Exercise description: Retype exactly what runs from the first line of the data to the line with "const yTickVals = [0,25,50,75,100];", keeping both of those lines and skipping pictures.
Begin Given information
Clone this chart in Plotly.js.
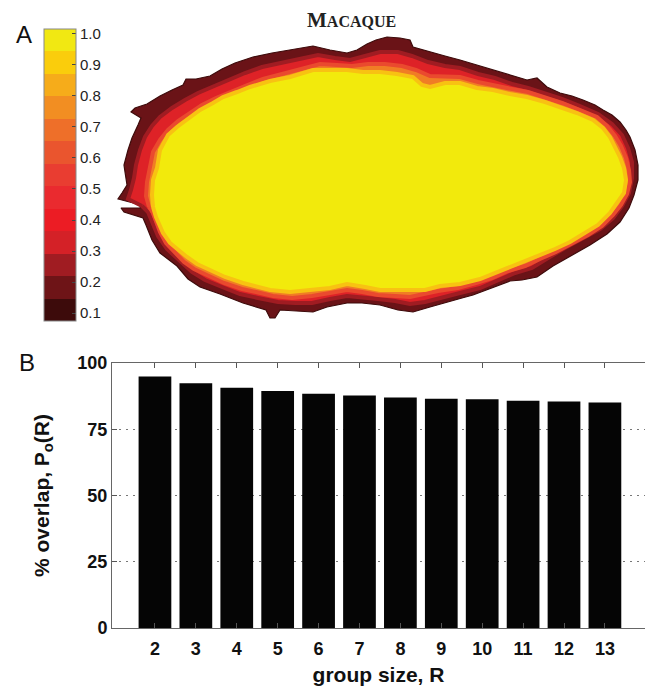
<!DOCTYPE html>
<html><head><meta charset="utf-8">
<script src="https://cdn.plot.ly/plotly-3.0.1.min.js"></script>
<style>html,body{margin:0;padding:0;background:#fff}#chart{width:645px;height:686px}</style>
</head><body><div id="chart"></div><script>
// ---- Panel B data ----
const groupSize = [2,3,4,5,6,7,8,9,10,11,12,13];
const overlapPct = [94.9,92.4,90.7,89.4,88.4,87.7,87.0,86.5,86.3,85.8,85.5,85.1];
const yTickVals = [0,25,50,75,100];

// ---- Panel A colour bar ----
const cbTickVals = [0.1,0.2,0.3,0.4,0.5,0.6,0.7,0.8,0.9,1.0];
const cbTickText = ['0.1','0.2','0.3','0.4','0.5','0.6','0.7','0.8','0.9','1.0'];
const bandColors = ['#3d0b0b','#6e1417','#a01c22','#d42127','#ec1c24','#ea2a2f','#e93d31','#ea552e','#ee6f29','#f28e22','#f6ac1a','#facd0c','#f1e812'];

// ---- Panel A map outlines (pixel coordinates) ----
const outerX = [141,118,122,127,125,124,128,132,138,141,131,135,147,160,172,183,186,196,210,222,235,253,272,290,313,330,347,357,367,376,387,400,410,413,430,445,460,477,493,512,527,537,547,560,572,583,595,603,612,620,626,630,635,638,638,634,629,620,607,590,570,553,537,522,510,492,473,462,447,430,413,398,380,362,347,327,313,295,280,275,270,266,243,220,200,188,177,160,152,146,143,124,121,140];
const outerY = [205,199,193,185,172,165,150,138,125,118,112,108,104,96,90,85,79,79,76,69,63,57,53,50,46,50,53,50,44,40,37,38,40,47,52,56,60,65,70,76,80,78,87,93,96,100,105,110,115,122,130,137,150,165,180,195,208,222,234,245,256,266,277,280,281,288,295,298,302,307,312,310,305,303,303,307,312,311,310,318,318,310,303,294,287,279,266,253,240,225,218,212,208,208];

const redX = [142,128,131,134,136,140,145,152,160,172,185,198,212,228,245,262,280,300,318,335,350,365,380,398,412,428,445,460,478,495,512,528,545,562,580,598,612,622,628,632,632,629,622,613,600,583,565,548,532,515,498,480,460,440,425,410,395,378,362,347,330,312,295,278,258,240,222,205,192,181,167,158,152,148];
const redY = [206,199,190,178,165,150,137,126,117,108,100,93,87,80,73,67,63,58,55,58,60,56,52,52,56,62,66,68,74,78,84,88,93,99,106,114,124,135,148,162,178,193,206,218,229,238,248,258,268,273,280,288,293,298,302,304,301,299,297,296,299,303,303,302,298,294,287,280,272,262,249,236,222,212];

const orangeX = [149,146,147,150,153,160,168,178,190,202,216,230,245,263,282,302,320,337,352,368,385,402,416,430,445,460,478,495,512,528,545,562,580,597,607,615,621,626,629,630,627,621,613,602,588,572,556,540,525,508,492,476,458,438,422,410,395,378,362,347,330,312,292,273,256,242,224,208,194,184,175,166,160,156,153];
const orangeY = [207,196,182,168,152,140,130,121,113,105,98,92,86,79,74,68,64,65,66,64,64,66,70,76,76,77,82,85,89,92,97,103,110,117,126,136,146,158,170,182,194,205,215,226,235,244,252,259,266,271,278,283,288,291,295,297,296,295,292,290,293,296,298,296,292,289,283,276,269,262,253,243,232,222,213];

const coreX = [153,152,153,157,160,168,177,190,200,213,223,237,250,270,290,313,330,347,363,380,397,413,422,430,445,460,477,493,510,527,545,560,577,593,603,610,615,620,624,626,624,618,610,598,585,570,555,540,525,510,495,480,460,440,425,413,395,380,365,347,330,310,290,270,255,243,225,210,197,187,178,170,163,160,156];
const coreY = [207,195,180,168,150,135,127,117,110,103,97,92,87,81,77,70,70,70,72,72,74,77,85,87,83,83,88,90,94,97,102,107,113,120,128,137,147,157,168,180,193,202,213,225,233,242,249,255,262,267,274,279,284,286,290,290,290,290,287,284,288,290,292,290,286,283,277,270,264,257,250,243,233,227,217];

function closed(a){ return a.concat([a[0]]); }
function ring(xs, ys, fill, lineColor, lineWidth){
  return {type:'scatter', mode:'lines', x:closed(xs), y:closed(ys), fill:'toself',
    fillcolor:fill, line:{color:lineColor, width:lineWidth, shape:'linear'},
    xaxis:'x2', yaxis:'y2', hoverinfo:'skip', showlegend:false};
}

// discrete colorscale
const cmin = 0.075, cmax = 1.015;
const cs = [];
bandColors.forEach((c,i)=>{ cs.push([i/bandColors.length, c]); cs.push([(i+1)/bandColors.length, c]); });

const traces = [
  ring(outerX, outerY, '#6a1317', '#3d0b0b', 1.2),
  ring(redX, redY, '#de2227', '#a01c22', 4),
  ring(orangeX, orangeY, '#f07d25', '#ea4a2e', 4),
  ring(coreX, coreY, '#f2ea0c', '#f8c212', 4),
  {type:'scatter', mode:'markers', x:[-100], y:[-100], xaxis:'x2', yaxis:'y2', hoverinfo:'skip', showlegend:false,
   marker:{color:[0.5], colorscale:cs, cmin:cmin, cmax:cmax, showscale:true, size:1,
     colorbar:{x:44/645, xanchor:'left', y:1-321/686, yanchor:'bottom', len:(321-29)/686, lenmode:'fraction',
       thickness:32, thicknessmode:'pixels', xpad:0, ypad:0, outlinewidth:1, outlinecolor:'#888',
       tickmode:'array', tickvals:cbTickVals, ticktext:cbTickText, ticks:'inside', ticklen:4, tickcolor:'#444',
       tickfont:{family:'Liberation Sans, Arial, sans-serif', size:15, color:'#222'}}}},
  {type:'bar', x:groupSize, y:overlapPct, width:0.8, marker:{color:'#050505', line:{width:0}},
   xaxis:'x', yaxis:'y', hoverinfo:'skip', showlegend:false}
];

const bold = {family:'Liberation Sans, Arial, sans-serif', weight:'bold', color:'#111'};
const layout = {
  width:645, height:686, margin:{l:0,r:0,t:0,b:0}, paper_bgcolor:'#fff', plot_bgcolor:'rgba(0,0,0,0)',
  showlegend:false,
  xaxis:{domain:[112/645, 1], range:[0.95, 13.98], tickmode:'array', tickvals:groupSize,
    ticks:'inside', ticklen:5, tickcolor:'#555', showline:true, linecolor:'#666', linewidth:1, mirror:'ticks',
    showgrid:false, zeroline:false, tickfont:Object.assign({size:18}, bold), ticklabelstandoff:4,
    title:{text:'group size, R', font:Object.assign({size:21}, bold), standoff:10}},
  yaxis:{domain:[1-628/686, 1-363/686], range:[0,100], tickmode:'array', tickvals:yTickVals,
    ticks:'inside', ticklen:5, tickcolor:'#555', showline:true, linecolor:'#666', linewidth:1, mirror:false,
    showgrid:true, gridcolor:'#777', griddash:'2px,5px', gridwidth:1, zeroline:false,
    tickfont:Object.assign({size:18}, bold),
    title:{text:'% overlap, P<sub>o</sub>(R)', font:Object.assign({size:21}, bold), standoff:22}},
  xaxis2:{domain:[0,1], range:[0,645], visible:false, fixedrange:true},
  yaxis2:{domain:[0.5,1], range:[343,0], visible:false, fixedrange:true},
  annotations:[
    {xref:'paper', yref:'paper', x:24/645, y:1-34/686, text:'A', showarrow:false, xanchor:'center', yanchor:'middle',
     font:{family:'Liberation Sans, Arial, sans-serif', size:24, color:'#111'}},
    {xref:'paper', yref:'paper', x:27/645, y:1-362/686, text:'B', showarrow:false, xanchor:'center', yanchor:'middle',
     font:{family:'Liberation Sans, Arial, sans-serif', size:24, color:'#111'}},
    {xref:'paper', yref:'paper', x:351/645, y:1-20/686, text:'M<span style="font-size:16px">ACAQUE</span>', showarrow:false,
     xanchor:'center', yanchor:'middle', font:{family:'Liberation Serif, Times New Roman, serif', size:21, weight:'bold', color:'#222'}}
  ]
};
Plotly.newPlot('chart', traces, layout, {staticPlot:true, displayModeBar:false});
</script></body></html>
End Given information
Solution to this task:
Clone this chart in Plotly.js.
<!DOCTYPE html>
<html><head><meta charset="utf-8">
<script src="https://cdn.plot.ly/plotly-3.0.1.min.js"></script>
<style>html,body{margin:0;padding:0;background:#fff}#chart{width:645px;height:686px}</style>
</head><body><div id="chart"></div><script>
// ---- Panel B data ----
const groupSize = [2,3,4,5,6,7,8,9,10,11,12,13];
const overlapPct = [94.9,92.4,90.7,89.4,88.4,87.7,87.0,86.5,86.3,85.8,85.5,85.1];
const yTickVals = [0,25,50,75,100];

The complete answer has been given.